Shocked. It’s been a week, and I’m still shocked.

If you’re reading this, you by  now know the phenomenal news: David and I are expecting! Our family of 2 (3 if you count Maggie) will become a family of 3 (or 4…) later this year.

I officially found out I was pregnant on Sunday, January 8, 2012, though I didn’t tell David on this day. I know that sounds terrible, but the test was SO FAINT (see below) that I almost didn’t think it counted as a positive. In fact, you may not even be able to see it.  Ignore those black squiggly lines; those are Maggie hairs. I was looking for a good contrast background and put the test on the tile floor! Lesson learned. 🙂

I didn’t have any more tests, so I vowed to run to the store on the following day after school to find out for sure. As soon as I got home, I took a test and the test line was a tad darker than it was the day before, but it was definitely there. I looked in the mirror and I said “I think I’m pregnant” and a huge smile appeared on my face. Naturally, I took three more tests. Each one was positive–they were all still faint positives–but by this point I had done enough reading online and knew that a positive was a positive.

Unfortunately, David was working late that evening–and by late I mean 8:30-8:45 (Don’t judge me. This is, in fact, late for me; I go to bed at 9.) I already knew how I was going to tell him the news, as I had been prepared since the previous June. I had purchased a cute onesie during the summer that I knew would be just a perfect way to tell him the news (once you see the onesie, you’ll know why.) It had been in safe keeping at the very bottom of my sock drawer for several months. I also knew that I wanted to use Maggie as a prop.

About ten minutes before David was due home, I retrieved the onesie and folded it up and slipped it under Maggie’s collar.  Whenever David comes home from work, Maggie always run to the garage door to greet him. He usually lets her outside to go potty and she usually jumps all around the driveway as he attempts to steer her towards the grass. I knew that this would happen again, and that he would probably see the onesie sticking out of her collar. When I saw his headlights approaching our cul-de-sac, my tummy was full of nerves, but I was so excited. Maggie saw the headlights as well and ran to the back door. David opened the back door and let Maggie outside.  It was so difficult for me to stay put on the couch, but I did. About a minute later, the back door opened and Maggie ran into the living room. The onesie was gone. I knew one of two things had happened: either it had fallen out or David and taken it out.

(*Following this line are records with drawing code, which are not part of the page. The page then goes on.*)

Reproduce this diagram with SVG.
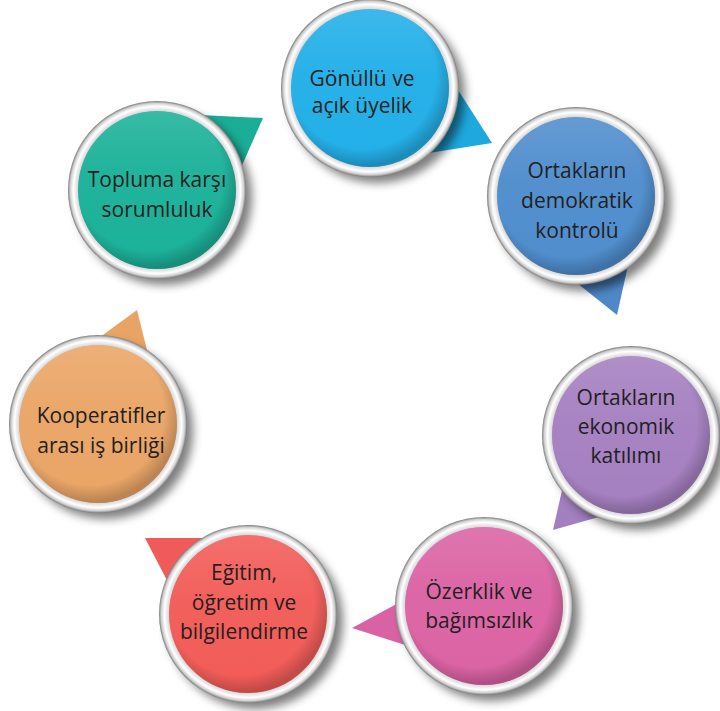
<svg xmlns="http://www.w3.org/2000/svg" width="720" height="711" viewBox="0 0 720 711">
<style>
.t{font-family:"Open Sans","Noto Sans","Liberation Sans",sans-serif;font-size:21px;fill:#231f20;text-anchor:middle}
.ring{fill:url(#ring)}
.sh{fill:#000;opacity:.5;filter:url(#blur)}
</style>
<defs>
<filter id="blur" x="-20%" y="-20%" width="140%" height="140%"><feGaussianBlur stdDeviation="5"/></filter>
<radialGradient id="ring" cx="50%" cy="50%" r="50%">
<stop offset="0.86" stop-color="#6d6d6d"/>
<stop offset="0.89" stop-color="#d9d9d9"/>
<stop offset="0.94" stop-color="#ffffff"/>
<stop offset="0.975" stop-color="#d0d0d0"/>
<stop offset="1" stop-color="#7a7a7a"/>
</radialGradient>
<radialGradient id="inner" cx="45%" cy="42%" r="57%">
<stop offset="0.82" stop-color="#000" stop-opacity="0"/>
<stop offset="1" stop-color="#000" stop-opacity="0.2"/>
</radialGradient>
<linearGradient id="gloss" x1="0" y1="0" x2="0" y2="1">
<stop offset="0" stop-color="#fff" stop-opacity="0.12"/>
<stop offset="0.4" stop-color="#fff" stop-opacity="0.03"/>
<stop offset="1" stop-color="#fff" stop-opacity="0"/>
</linearGradient>
</defs>
<rect width="720" height="711" fill="#fff"/>

<g id="node1">
<polygon points="444,68 492,143 410,156" fill="#1ea9de"/>
<circle class="sh" cx="377" cy="95" r="88"/>
<circle class="ring" cx="370" cy="88" r="89"/>
<circle cx="370" cy="88" r="79" fill="#22afe8"/>
<circle cx="370" cy="88" r="79" fill="url(#gloss)"/>
<circle cx="370" cy="88" r="79" fill="url(#inner)"/>
<text class="t" x="362" y="86">Gönüllü ve</text>
<text class="t" x="362" y="113">açık üyelik</text>
</g>

<g id="node2">
<polygon points="557,267 617,315 633,243" fill="#4f88c8"/>
<circle class="sh" cx="583" cy="203" r="88"/>
<circle class="ring" cx="576" cy="196" r="89"/>
<circle cx="576" cy="196" r="79" fill="#4f8dcd"/>
<circle cx="576" cy="196" r="79" fill="url(#gloss)"/>
<circle cx="576" cy="196" r="79" fill="url(#inner)"/>
<text class="t" x="577" y="178">Ortakların</text>
<text class="t" x="577" y="208">demokratik</text>
<text class="t" x="577" y="238">kontrolü</text>
</g>

<g id="node3">
<polygon points="570,455 553,530 620,511" fill="#a27fbf"/>
<circle class="sh" cx="638" cy="442" r="88"/>
<circle class="ring" cx="631" cy="435" r="89"/>
<circle cx="631" cy="435" r="79" fill="#a580c1"/>
<circle cx="631" cy="435" r="79" fill="url(#gloss)"/>
<circle cx="631" cy="435" r="79" fill="url(#inner)"/>
<text class="t" x="626" y="405">Ortakların</text>
<text class="t" x="626" y="434">ekonomik</text>
<text class="t" x="626" y="463">katılımı</text>
</g>

<g id="node4">
<polygon points="352,628 430,586 430,653" fill="#d862a3"/>
<circle class="sh" cx="491" cy="613" r="88"/>
<circle class="ring" cx="484" cy="606" r="89"/>
<circle cx="484" cy="606" r="79" fill="#db63a4"/>
<circle cx="484" cy="606" r="79" fill="url(#gloss)"/>
<circle cx="484" cy="606" r="79" fill="url(#inner)"/>
<text class="t" x="479" y="599">Özerklik ve</text>
<text class="t" x="479" y="628">bağımsızlık</text>
</g>

<g id="node5">
<polygon points="145,538 230,538 185,615" fill="#f05b59"/>
<circle class="sh" cx="255" cy="621" r="88"/>
<circle class="ring" cx="248" cy="614" r="89"/>
<circle cx="248" cy="614" r="79" fill="#f25c58"/>
<circle cx="248" cy="614" r="79" fill="url(#gloss)"/>
<circle cx="248" cy="614" r="79" fill="url(#inner)"/>
<text class="t" x="244" y="580">Eğitim,</text>
<text class="t" x="244" y="610">öğretim ve</text>
<text class="t" x="244" y="639">bilgilendirme</text>
</g>

<g id="node6">
<polygon points="137,310 70,359 157,390" fill="#e8a465"/>
<circle class="sh" cx="105" cy="431" r="88"/>
<circle class="ring" cx="98" cy="424" r="89"/>
<circle cx="98" cy="424" r="79" fill="#eaa566"/>
<circle cx="98" cy="424" r="79" fill="url(#gloss)"/>
<circle cx="98" cy="424" r="79" fill="url(#inner)"/>
<text class="t" x="101" y="423">Kooperatifler</text>
<text class="t" x="101" y="453">arası iş birliği</text>
</g>

<g id="node7">
<polygon points="263,118 180,114 225,204" fill="#1aae96"/>
<circle class="sh" cx="164" cy="197" r="88"/>
<circle class="ring" cx="157" cy="190" r="89"/>
<circle cx="157" cy="190" r="79" fill="#1bb199"/>
<circle cx="157" cy="190" r="79" fill="url(#gloss)"/>
<circle cx="157" cy="190" r="79" fill="url(#inner)"/>
<text class="t" x="157" y="187">Topluma karşı</text>
<text class="t" x="157" y="217">sorumluluk</text>
</g>

<g id="connectors"></g>
</svg>
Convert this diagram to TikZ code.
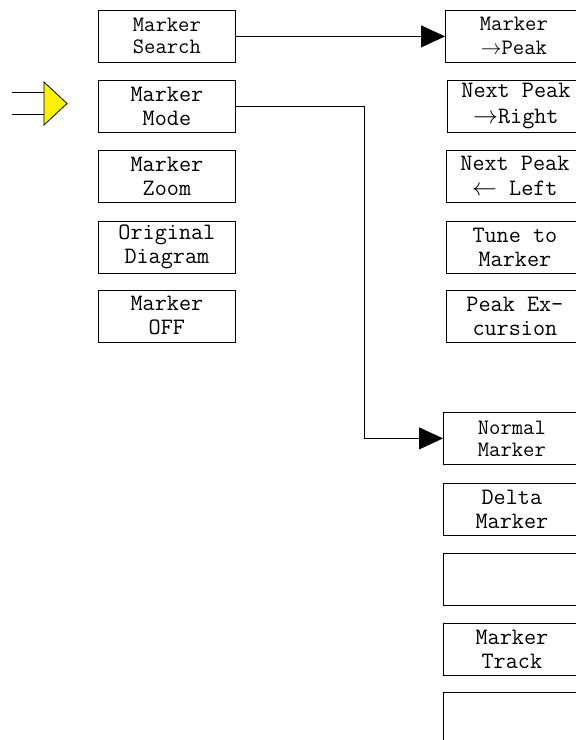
\documentclass[tikz,border=0pt]{standalone}
\usepackage{fontspec}
\usetikzlibrary{arrows.meta}
\tikzset{
  menubox/.style={draw, line width=0.8pt, rectangle, anchor=north west, inner sep=0pt,
    minimum width=137pt, minimum height=52pt, align=center,
    font=\ttfamily\fontsize{23.5pt}{24pt}\selectfont},
  smalltext/.style={font=\ttfamily\fontsize{22pt}{22pt}\selectfont},
  conn/.style={line width=0.8pt, -{Triangle[length=24pt,width=22pt]}},
}
\begin{document}
\begin{tikzpicture}[x=1pt,y=-1pt]
\useasboundingbox (0,0) rectangle (576,740);
% left column
\node[menubox,smalltext] (search) at (98,10) {Marker\\Search};
\node[menubox] (mode) at (98,80) {Marker\\Mode};
\node[menubox] (zoom) at (98,150) {Marker\\Zoom};
\node[menubox] (orig) at (98,220.5) {Original\\Diagram};
\node[menubox] (off) at (98,289.5) {Marker\\OFF};
% right upper column
\node[menubox,smalltext] (mpeak) at (445,9.5) {Marker\\[1.5pt]$\rightarrow$Peak};
\node[menubox] (npright) at (447,79.5) {Next Peak\\[1.5pt]$\rightarrow$Right};
\node[menubox] (npleft) at (446,149.5) {Next Peak\\[1.5pt]$\leftarrow$ Left};
\node[menubox] (tune) at (446,220.5) {Tune to\\Marker};
\node[menubox] (excur) at (446,289.5) {Peak Ex-\\cursion};
% right lower column
\node[menubox,smalltext] (normal) at (443,412) {Normal\\Marker};
\node[menubox] (delta) at (443,482.5) {Delta\\Marker};
\node[menubox] (empty1) at (443,552.5) {};
\node[menubox] (track) at (443,622.5) {Marker\\Track};
\node[menubox] (empty2) at (443,691.5) {};
% connectors
\draw[conn] (search.east) -- (search.east -| mpeak.west);
\coordinate (bend) at (364,0);
\draw[conn] (mode.east) -- (mode.east -| bend) |- (normal.west);
% yellow pointer
\coordinate (tipL1) at (12,92);
\coordinate (tipL2) at (12,114);
\draw[line width=0.8pt] (tipL1) -- (44,92);
\draw[line width=0.8pt] (tipL2) -- (44,114);
\draw[line width=0.8pt, fill=yellow] (44,82) -- (67,103.5) -- (44,125) -- cycle;
\end{tikzpicture}
\end{document}
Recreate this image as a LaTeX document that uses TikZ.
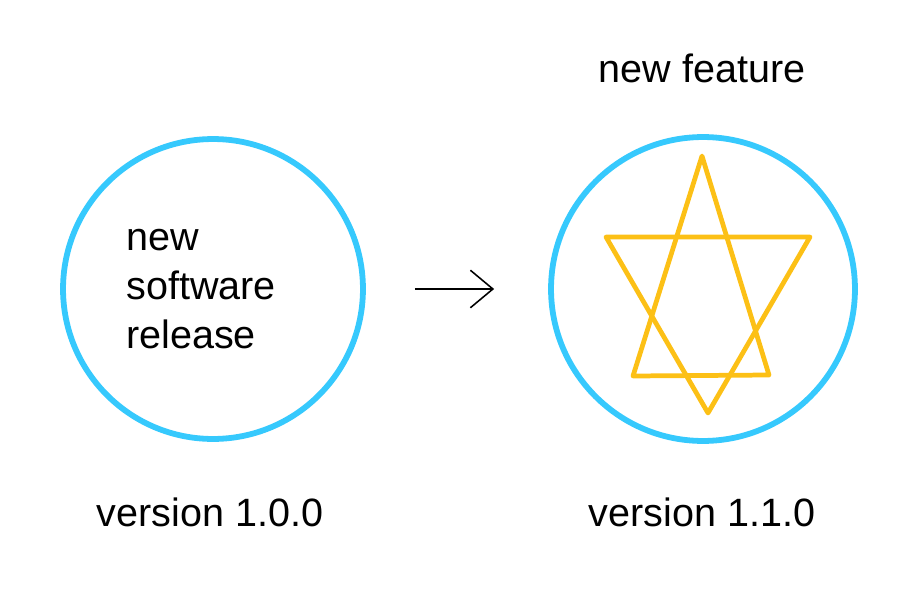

I tried to act calm and nonchalant when David walked into the living room, but as soon as I saw the look on his face, I knew that he had seen it. When I think of his face, I get all teary-eyed. I saw the onesie hanging out of his back pocket and I unsuccessfully tried not to smile.  He immediately came around to the front side of the couch and hugged my belly and said “Hi, Mommy.” This name was nothing new to my ears, because we often call each other Mommy and Daddy (and Maggie knows us by those names) but now, this name held a whole new meaning.

I sent him into the bathroom so he could see the four positive tests sitting on the counter and we stayed up late (okay, late for me) talking. David left a day later to go to North Carolina for a gun show and he was going to be gone the rest of the week. I hated that I had to spend that week–the week that we received the best news of our lives–without him.

A week later and one day after David returned from North Carolina  (today actually) we took a few pictures to begin documentation of this journey. We are so excited for baby B to arrive in September!  According to due date calculators I’ve found online, I’m about to start my 6th week. I guess we’ll have a better idea when we go to the doctor for the first time in a few weeks.